ECLI:NL:PHR:2020:1239
Parket bij de Hoge Raad
- Rechtspraak.nl
Niet-ontvankelijkheid van de verdachte in het cassatieberoep wegens termijnoverschrijding
In deze zaak is de verdachte, geboren in 1996, door het gerechtshof Den Haag op 22 mei 2019 veroordeeld tot jeugddetentie voor een periode van 10 maanden, waarvan 5 maanden voorwaardelijk, met een proeftijd van twee jaren. De veroordeling betreft meerdere misdrijven, waaronder deelname aan een organisatie met criminele doeleinden en diefstal in woningen. De verdachte heeft daarnaast een schadevergoedingsmaatregel opgelegd gekregen aan de benadeelde partijen.
De aanzegging van de mogelijkheid tot cassatie is op 8 mei 2020 betekend, maar de schriftuur met middelen van cassatie is pas op 17 juli 2020 bij de Hoge Raad ingekomen. Dit is in strijd met de wettelijke termijn van twee maanden, zoals voorgeschreven in artikel 437, tweede lid, van het Wetboek van Strafvordering. Hierdoor is de verdachte niet-ontvankelijk verklaard in het cassatieberoep.

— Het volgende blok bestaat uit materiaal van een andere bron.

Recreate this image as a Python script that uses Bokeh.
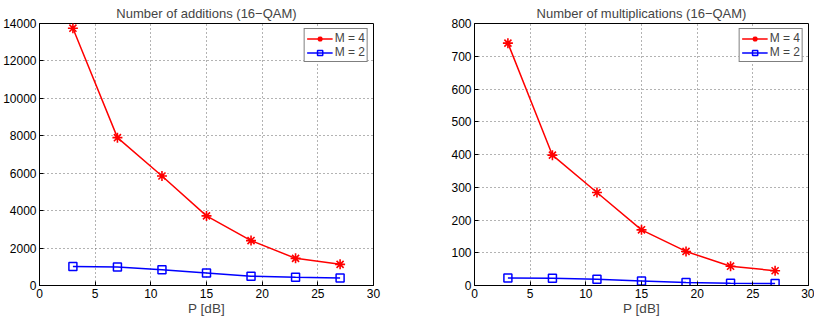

De conclusie van de procureur-generaal, D.J.M.W. Paridaens, is dat de verdachte niet kan worden ontvangen in het beroep, omdat de termijnoverschrijding niet in acht is genomen. De zaak heeft samenhang met andere zaken, genummerd 19/02582, 19/02584, 19/02643 en 19/02645, waar ook conclusies over zijn getrokken.